Property conditions change with time and use. For example, mechanical devices can fail at any time, plumbing gaskets and seals may crack if the appliance or plumbing fixture is not used often, roof leaks can occur at any time regardless of the apparent condition of the roof, and the performance of the structure and the systems may change due to changes in use or occupancy, effects of weather, etc. These changes or repairs made to the structure after the inspection may render information contained herein obsolete or invalid. This report is provided for the specific benefit of the client named above and is based on observations at the time of the inspection."


"To ensure that consumers are informed of hazards such as these, the Texas Real Estate Commission (TREC) has adopted Standards of Practice requiring licensed inspectors to report these conditions as "Deficient" when performing an inspection for a buyer or seller, if they can be reasonably determined."


"These conditions may not have violated building codes or common practices at the time of the construction of the home, or they may have been "grandfathered" because they were present prior to the adoption of codes prohibiting such conditions.
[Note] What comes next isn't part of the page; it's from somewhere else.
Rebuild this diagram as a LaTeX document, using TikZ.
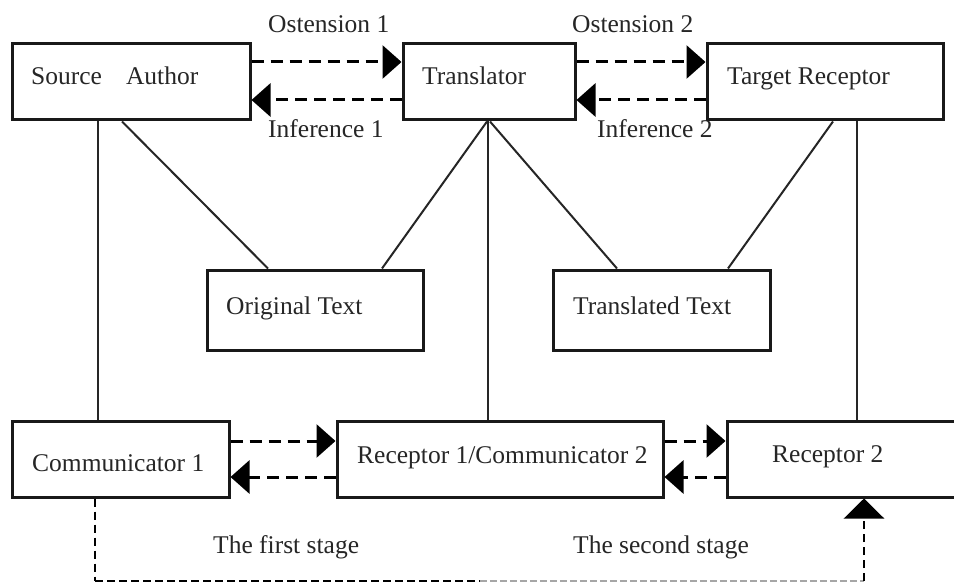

While the TREC Standards of Practice do not require inspectors to perform a code compliance inspection, TREC considers the potential for injury or property loss from the hazards addressed in the Standards of Practice to be significant enough to warrant this notice.


INFORMATION INCLUDED UNDER "ADDITIONAL INFORMATION PROVIDED BY INSPECTOR", OR PROVIDED AS AN ATTACHMENT WITH THE STANDARD FORM, IS NOT REQUIRED BY THE COMMISSION AND MAY CONTAIN CONTRACTUAL TERMS BETWEEN THE INSPECTOR AND YOU, AS THE CLIENT. THE COMMISSION DOES NOT REGULATE CONTRACTUAL TERMS BETWEEN PARTIES. IF YOU DO NOT UNDERSTAND THE EFFECT OF ANY CONTRACTUAL TERM CONTAINED IN THIS SECTION OR ANY ATTACHMENTS, CONSULT AN ATTORNEY."